When gamers talking about “leveling up” their play, or taking their play “to another level” it implicitly refers to plateaus. If skill increases were just a straight 45 degree line then there’d be no levels, it’d all just blend together. But with plateaus, there are distinguishable different levels you can reach.
It can be really hard to tell how much people plateau because they’re satisfied and don’t care about making further progress vs. they got stuck and rationalize it that way. That applies both to gamers and also to philosophy learners . [A poster] in various ways acted like he was done learning instead of trying to get past his plateau – but was that the cause of him being stuck, or was it a reaction to being stuck?
A while after people plateau, they commonly go downhill. They don’t just stay stable, they fall apart. Elements of this have been seen with many posters. (Often it’s ambiguous because people do things like quit philosophy without explaining why. So one can presume they fell apart in some way, some kind of stress got to them, but who knows, maybe they got hit by a car or got recruited by the CIA.)

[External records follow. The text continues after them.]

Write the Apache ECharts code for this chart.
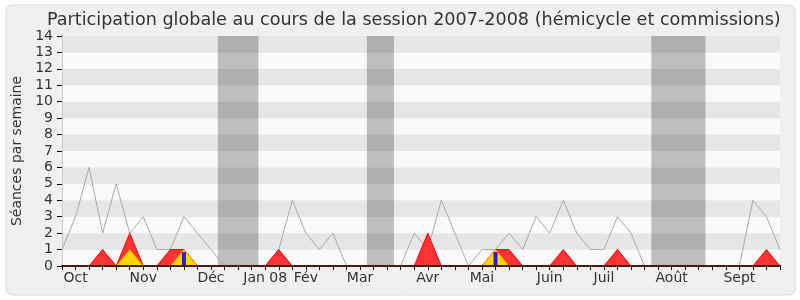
<!DOCTYPE html>
<html><head><meta charset="utf-8">
<script src="https://cdn.jsdelivr.net/npm/echarts@6/dist/echarts.min.js"></script>
<style>html,body{margin:0;padding:0;background:#fff}#c{width:800px;height:300px}</style>
</head><body><div id="c"></div>
<script>
// Week index (0..53) of each month label
const monthNames = ['Oct','Nov','Déc','Jan 08','Fév','Mar','Avr','Mai','Juin','Juil','Août','Sept'];
const monthWeeks = [1, 6, 11, 15, 18, 22, 27, 31, 36, 40, 45, 50];
// Weekly values
const totalSeances = [1,3,6,2,5,2,3,1,1,3,2,1,0,0,0,0,1,4,2,1,2,0,0,0,0,0,2,1,4,2,0,1,1,2,1,3,2,4,2,1,1,3,2,0,0,0,0,0,0,0,0,4,3,1];
const presenceRouge = [0,0,0,1,0,2,0,0,1,1,0,0,0,0,0,0,1,0,0,0,0,0,0,0,0,0,0,2,0,0,0,0,1,1,0,0,0,1,0,0,0,1,0,0,0,0,0,0,0,0,0,0,1,0];
const presenceJaune = [0,0,0,0,0,1,0,0,0,1,0,0,0,0,0,0,0,0,0,0,0,0,0,0,0,0,0,0,0,0,0,0,1,0,0,0,0,0,0,0,0,0,0,0,0,0,0,0,0,0,0,0,0,0];
const barresBleues = [[9, 0.85], [32, 0.85]];
// Vacation periods (start/end in week units)
const vacances = [[11.5, 14.5], [22.5, 24.5], [43.5, 47.5]];
const yTicks = [0, 14, 1];

const toPairs = arr => arr.map((v, i) => [i, v]);
const lastWeek = totalSeances.length - 1;
const labelMap = {};
monthWeeks.forEach((w, i) => labelMap[w] = monthNames[i]);

const chart = echarts.init(document.getElementById('c'), null, {renderer: 'canvas'});
const FONT = 'DejaVu Sans';
chart.setOption({
  animation: false,
  backgroundColor: '#ffffff',
  textStyle: {fontFamily: FONT},
  title: {
    text: 'Participation globale au cours de la session 2007-2008 (hémicycle et commissions)',
    left: 42, top: 6,
    textStyle: {fontFamily: FONT, fontSize: 17.6, fontWeight: 'normal', color: '#333'}
  },
  graphic: {elements: [{
    type: 'rect', z: -100, silent: true,
    shape: {x: 6, y: 5, width: 789, height: 290, r: 6},
    style: {fill: '#f0f0f0', stroke: '#dcdcdc', lineWidth: 1}
  }]},
  grid: {left: 62, right: 20, top: 36, bottom: 34},
  xAxis: [{
    type: 'value', min: 0, max: lastWeek, interval: 1, z: 10,
    axisLine: {show: true, onZero: false, lineStyle: {color: '#4a1a10', width: 2}},
    axisTick: {show: true, length: 4, lineStyle: {color: '#000'}},
    splitLine: {show: false},
    axisLabel: {
      show: true, margin: 5, fontSize: 14, color: '#333', fontFamily: FONT,
      showMinLabel: true, showMaxLabel: true,
      formatter: v => labelMap[v] || ''
    }
  }, {
    type: 'value', position: 'top', min: 0, max: lastWeek, interval: 1,
    axisLine: {show: false},
    axisTick: {show: true, length: 1, lineStyle: {color: '#000'}},
    axisLabel: {show: false}, splitLine: {show: false}
  }],
  yAxis: [{
    type: 'value', min: yTicks[0], max: yTicks[1], interval: yTicks[2],
    name: 'Séances par semaine', nameLocation: 'middle', nameGap: 37,
    nameTextStyle: {fontSize: 14, color: '#333', fontFamily: FONT},
    axisLine: {show: true, lineStyle: {color: '#000'}},
    axisTick: {show: true, length: 5, lineStyle: {color: '#000'}},
    axisLabel: {fontSize: 14, color: '#333', margin: 9, fontFamily: FONT},
    splitLine: {show: false},
    splitArea: {show: true, areaStyle: {color: ['#fafafa', '#e6e6e6']}}
  }, {
    type: 'value', position: 'right', min: yTicks[0], max: yTicks[1], interval: yTicks[2],
    axisLine: {show: true, lineStyle: {color: '#cccccc'}},
    axisTick: {show: false}, axisLabel: {show: false}, splitLine: {show: false}
  }],
  series: [{
    name: 'total', type: 'line', data: toPairs(totalSeances), symbol: 'none',
    lineStyle: {color: '#aaaaaa', width: 1}, z: 2,
    markArea: {
      silent: true,
      itemStyle: {color: 'rgba(0,0,0,0.24)'},
      data: vacances.map(v => [{xAxis: v[0]}, {xAxis: v[1]}])
    }
  }, {
    name: 'rouge', type: 'line', data: toPairs(presenceRouge), symbol: 'none', z: 3,
    lineStyle: {color: '#ff0000', width: 1},
    areaStyle: {color: '#ff3333', opacity: 1}
  }, {
    name: 'jaune', type: 'line', data: toPairs(presenceJaune), symbol: 'none', z: 4,
    lineStyle: {color: '#ff8c00', width: 1},
    areaStyle: {color: '#ffd700', opacity: 1}
  }, {
    name: 'bleu', type: 'bar', data: barresBleues, barWidth: 4, z: 5,
    itemStyle: {color: '#2222dd'}
  }]
});
</script></body></html>
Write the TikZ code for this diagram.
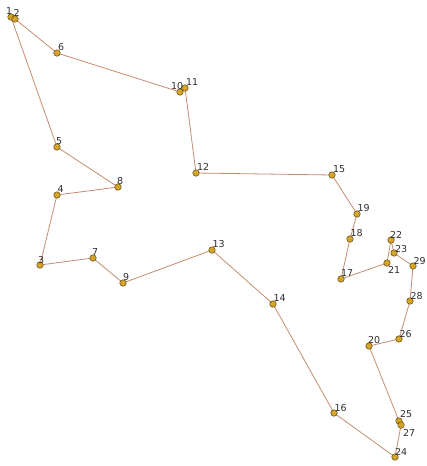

In general, stagnation is unstable. This is something BoI talks about. It’s rapid progress or else things fall apart. Why? Problems are inevitable. Either you solve them (progress) or things start falling apart (unsolved problems have harmful consequences).
New problems will come up. If your problem solving abilities are failing, you’re screwed. If your problem solving abilities are working, you’ll make progress. You don’t just get to stand still and nothing happens. There are constantly issues coming up threatening to make things worse, and the only solution is problem solving which actually takes you forward.
So anyway people come to philosophy, make progress, get stuck, then fall apart.
A big part of why this happens is they find some stuff intuitively easy, fun, etc, and they get that far, then get stuck at the part where it requires more “work”, organization, studying books, or whatever else they find hard. People have the same issue in school sometimes – they are smart and coast along and find classes easy, then they eventually run into a class where they find the material hard and it can be a rough transition to deal with that or they can just abruptly fail.
Also people get excited and happy and stuff. Kinda like being infatuated with a new person they are dating. People do that with hobbies too. And that usually only happens once per person per hobby. Usually once their initial burst of energy slows down (even if they didn’t actually get stuck and merely were busy for a month) then they don’t know how to get it back and be super interested again.
After people get stuck, for whatever reason, they have a situation with some unsolved problems. What then happens typically is they try to solve those problems. And fail. Repeatedly. They try to get unstuck a bunch and it doesn’t work (or it does work, and then quite possibly no one even notices what happened or regards it as a plateau or being stuck). Usually if people are going to succeed at solving a problem they do it fast. If you can’t solve a problem within a week, will a month or year help? Often not. If you knew how to solve it, you’d solve it now. So if you’re stuck or plateauing it means all your regular methods of solving problems didn’t work. You had enough time to try everything you know how to do and that still didn’t work. Some significant new idea, new creativity, new method, etc, is needed. And people don’t know how to persistently and consistently pursue that in an organized effective way – they can just wait and hope for a Eureka that usually never comes, or go on with their life and hope somehow, someway, something ends up helping with the problem or they find other stuff to do in life instead.
People will try a bunch of times to solve a problem. They aren’t stuck quietly, passively, inactively. They don’t like the problem(s) they’re stuck on. They try to do something about it. This repeated failure takes a toll on their morale. They start questioning their mental capacity, their prospects for a great life, etc. They get demoralized and pessimistic. Some people last much longer than others, but you can see why this would often happen eventually.
And people who are living with this problem they don’t like, and this recurring failure, often turn to evasion and rationalization. They lie to themselves about it. They say it’s a minor problem, or it’s solved. They find some way not to think about it or not to mind it. But this harms their own integrity, it’s a deviation from reason and it opens the door to many more deviations from reason. This often leads to them falling apart in a big way and getting much worse than they were previously.
And people often want to go do something else where their pre-existing methods of thinking/learning/etc work, so they can have success instead of failure. So they avoid the stuff they are stuck on (after some number of prior failures which varies heavily from just a couple to tons). This is a bad idea when they are stuck on something important to their life and end up avoiding the issue by spending their time on less important stuff.
So there’s a common pattern:
Progress. They use their existing methods of making progress and make some progress.
Stuck. They run into some problems which can't be solved with their pre-existing methods of thinking, learning, problem solving, etc.
Staying stuck. They try to get unstuck a bunch and fail over and over.
Dishonesty. They don’t like chronic unsolved problems, being stuck, failing so much, etc. So they find some other way to think about it, other activities to do, etc. And they don’t like the implications (e.g. that they’ve given up on reason and BoI-style progress) so they are dishonest about that too.
Falling apart. The dishonesty affects lots of stuff and they get worse than when they started in various ways.